Manager skill and luck

In reviewing the relative performance of Manager B from Exhibit 1, Parker makes the following statements:

He faced more volatile markets than the others did, based on the tracking errors.

He used currency overlays to lever the returns of securities held in foreign currency.

His excess return looks like it is more a matter of luck than skill

Which of Parker’s statements about Manager B in Exhibit 1 is most appropriate? The statement about:

A. tracking errors.
B. excess return.
C. currency overlays.

A: incorrect, because tracking error does not measure portfolio volatility.
C: incorrect, because overlays are used to hedge, not lever, returns of securities.
B: correct “The proper measure of skill is the tracking error. Manager B has the highest tracking error.” Therefore, Manager B’s excess return is because of luck. What? Help, please?

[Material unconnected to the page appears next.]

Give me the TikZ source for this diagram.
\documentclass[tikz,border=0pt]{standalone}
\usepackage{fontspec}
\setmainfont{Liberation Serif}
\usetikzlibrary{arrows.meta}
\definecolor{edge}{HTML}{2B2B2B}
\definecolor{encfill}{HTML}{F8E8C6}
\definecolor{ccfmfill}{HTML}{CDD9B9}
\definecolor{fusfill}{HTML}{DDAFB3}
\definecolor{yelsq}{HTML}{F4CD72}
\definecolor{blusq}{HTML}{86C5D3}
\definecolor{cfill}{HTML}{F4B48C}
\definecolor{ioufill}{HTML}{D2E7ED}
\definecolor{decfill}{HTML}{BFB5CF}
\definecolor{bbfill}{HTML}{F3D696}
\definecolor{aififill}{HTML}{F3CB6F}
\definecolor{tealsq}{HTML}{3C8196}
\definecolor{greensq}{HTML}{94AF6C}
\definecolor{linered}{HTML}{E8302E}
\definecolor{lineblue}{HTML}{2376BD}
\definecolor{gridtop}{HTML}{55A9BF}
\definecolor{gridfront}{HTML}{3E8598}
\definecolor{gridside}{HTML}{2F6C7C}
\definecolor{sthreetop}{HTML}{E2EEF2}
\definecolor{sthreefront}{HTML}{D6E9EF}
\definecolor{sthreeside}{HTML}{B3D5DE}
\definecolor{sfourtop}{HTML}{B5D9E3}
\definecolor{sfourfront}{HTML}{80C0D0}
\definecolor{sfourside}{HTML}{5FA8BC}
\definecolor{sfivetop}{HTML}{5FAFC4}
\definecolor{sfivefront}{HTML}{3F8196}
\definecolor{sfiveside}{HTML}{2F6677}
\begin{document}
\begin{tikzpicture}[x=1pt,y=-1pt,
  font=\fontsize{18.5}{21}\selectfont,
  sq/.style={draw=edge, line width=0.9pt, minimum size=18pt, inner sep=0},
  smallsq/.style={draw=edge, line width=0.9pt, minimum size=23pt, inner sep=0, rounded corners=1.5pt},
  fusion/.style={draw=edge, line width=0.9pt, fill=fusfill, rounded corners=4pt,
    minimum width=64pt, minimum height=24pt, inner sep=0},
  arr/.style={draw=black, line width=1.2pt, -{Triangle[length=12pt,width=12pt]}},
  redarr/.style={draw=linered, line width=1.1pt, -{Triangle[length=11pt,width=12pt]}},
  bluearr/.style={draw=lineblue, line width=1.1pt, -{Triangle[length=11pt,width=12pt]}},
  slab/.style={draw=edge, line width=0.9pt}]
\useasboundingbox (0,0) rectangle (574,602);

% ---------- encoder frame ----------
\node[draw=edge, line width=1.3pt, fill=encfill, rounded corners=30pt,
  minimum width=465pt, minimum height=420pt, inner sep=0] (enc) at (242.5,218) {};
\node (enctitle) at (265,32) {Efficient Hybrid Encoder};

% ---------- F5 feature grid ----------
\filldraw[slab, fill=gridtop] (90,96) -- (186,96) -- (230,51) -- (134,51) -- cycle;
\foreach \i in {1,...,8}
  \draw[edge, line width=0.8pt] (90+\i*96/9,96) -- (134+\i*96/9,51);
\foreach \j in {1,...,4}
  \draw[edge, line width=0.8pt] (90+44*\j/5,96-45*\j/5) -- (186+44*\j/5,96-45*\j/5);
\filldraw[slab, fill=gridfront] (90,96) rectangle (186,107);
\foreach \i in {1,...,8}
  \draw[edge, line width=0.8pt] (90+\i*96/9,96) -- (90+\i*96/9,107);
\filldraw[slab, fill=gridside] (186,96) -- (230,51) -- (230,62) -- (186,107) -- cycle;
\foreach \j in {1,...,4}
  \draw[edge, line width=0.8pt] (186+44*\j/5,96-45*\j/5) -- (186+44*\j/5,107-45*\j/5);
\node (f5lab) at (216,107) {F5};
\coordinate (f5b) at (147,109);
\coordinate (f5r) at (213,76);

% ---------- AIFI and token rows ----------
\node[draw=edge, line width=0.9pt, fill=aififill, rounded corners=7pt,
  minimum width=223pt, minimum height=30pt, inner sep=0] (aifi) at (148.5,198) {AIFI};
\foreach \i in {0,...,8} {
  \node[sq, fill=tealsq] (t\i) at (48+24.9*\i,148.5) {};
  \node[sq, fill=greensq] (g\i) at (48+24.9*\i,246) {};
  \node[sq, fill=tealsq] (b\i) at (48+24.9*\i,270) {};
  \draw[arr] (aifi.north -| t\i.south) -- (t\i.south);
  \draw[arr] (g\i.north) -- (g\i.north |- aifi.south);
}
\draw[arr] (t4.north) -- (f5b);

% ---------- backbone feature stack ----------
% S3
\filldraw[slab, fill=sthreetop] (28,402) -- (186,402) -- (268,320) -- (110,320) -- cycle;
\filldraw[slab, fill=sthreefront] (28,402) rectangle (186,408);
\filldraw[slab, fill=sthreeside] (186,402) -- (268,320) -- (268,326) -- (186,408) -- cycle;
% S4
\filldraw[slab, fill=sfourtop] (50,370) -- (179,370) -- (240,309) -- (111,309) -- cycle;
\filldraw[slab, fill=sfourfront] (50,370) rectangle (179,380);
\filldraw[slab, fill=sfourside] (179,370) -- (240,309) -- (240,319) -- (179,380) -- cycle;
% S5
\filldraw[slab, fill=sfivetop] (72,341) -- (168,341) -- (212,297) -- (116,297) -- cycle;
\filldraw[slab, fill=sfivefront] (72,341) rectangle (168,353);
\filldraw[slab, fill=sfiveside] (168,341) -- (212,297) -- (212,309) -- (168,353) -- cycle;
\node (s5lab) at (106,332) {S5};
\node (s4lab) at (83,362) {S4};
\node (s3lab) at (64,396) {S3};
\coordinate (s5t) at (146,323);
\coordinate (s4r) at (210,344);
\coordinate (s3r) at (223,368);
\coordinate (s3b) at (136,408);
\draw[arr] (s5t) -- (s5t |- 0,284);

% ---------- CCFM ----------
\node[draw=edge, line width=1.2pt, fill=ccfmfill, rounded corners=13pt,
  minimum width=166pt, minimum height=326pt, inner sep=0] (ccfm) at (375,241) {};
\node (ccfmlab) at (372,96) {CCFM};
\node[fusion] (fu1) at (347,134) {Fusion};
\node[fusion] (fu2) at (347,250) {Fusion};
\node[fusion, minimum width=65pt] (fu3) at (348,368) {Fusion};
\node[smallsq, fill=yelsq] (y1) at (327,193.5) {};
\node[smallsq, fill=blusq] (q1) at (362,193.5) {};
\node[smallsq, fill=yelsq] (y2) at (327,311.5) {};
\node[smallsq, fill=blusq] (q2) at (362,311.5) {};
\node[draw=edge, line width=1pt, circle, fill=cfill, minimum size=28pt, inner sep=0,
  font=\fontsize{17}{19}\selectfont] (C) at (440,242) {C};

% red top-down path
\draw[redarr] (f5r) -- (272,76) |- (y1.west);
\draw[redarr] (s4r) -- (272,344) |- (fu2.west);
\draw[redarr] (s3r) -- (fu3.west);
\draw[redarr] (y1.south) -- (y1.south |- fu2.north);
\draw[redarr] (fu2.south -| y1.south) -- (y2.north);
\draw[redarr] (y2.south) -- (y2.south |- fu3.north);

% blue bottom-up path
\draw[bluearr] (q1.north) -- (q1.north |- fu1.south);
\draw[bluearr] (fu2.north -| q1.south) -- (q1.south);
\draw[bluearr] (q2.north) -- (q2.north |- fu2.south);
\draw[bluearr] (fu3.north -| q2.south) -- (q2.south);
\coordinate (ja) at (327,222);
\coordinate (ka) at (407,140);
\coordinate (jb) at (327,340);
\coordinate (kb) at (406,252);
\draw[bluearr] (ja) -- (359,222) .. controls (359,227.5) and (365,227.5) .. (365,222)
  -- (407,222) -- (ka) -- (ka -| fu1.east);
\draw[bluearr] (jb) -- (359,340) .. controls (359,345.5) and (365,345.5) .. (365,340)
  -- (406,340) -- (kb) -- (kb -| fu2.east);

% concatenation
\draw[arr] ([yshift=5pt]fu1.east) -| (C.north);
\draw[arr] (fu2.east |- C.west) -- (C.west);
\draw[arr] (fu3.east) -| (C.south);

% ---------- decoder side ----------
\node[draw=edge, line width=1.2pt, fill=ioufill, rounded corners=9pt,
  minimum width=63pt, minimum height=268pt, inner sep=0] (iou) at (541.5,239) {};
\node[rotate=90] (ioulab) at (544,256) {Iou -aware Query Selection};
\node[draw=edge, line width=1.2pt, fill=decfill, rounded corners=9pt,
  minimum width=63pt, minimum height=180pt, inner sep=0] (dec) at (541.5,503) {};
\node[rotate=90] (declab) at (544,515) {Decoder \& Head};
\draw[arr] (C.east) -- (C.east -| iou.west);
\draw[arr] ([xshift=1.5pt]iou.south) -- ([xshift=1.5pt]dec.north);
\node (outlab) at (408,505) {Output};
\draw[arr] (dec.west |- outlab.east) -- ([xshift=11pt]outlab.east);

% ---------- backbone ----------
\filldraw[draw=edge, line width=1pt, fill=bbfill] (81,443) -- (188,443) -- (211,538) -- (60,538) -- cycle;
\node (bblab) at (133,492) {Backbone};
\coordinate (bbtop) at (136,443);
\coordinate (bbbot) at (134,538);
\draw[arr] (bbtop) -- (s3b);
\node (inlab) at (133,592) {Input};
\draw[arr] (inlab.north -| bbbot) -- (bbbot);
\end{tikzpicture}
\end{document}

Note that they’re called Equity Replication Managers (emphasis added).

They should have extremely low tracking errors. Even Manager C’s tracking error seems a bit high for a replication portfolio (and his number of holdings seems incredibly low).

While it might be appropriate to say that Manager B’s excess return is the result of his failure to abide by his mandate, one could argue that he took an unreasonable chance and it worked out. Sounds a lot like luck.

In any case, answers A and C are clearly wrong. Perhaps B is the correct answer only because it only might be wrong.

Not a great question.

While doing the recap and going through these CFA online questions these days, I thought it is only my impression, and/or lack of knowledge, but the truth is, some of the questions are really poorly written. I completely agree with you.